RE: [DNS] Domain Name Management and renewal process

From: Adrian Stephan <akstephan§ozemail.com.au>
Date: Wed, 28 Nov 2001 16:33:58 +1100
I guess this is like having a driver's license that you have to resit every
two years to a new set of rules.  Hmmm, interesting concept.  Who makes the
money or am I being too cynical here?

I thought there were established precedences used by the Courts.  A point
system is used for something as sensitive as immigration.  Why can't we have
such a transparent system here.  It takes years to establish an identity for
a business and to have this sort of process is just simply ridiculous and
shows a complete lack of understanding, in my opinion.

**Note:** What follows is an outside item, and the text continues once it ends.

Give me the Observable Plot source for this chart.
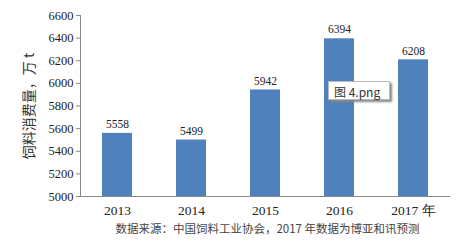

So, I assume I am not with the flow.

Rgds

Adrian

===========================================
Adrian Stephan (Managing Director)
Logistics Pty Ltd
POB 5068
PINEWOOD  VIC  3149
Ph: +61 (0)3 9888 2366 Fx: +61 (0)3 9888 2377
akstephan&#167;ozemail.com.au
adrian.stephan&#167;logistic.com.au
www.logistic.com.au
===========================================


-----Original Message-----
From: Nick Andrew [mailto:nick&#167;zeta.org.au]
Sent: Wednesday, 28 November 2001 14:42 PM
To: dns&#167;auda.org.au
Subject: Re: [DNS] Domain Name Management and renewal process


On Wed, Nov 28, 2001 at 09:54:48AM +1100, Ron Stark wrote:
> Andrew, I didn't know that was "the name of the game".  I thought the game
> was to web-enable those consumers that don't already have a domain name /
> web presence, i.e. growth.

Registering a domain name has been trivial for years, and is no
inhibitor to growth.

"All the good ones are already taken" ... as some wise person said,
and this on the other hand is obviously an inhibitor to the rich
and powerful getting the domain name they want. It is important to
protect the rights of large corporations to hold all domain names
(however many is irrelevant) which could in any way be associated
with the corporation (like sucks domains, and misspellings, and
simple somebody-else-got-it-first). After all, a good domain name can
represent large revenue and/or publicity to a corporation; quashing the
registrations of nobodies who aren't even making any money from their
domain name makes simple economic sense.

> In your recycling "game", just how do you propose to measure the strength
/
> weakness of any claim?  Wealth?  Size of organisation?  First in?
Domicile?
> Temporary inaction?  Arbitrary subjectivity?  Fame?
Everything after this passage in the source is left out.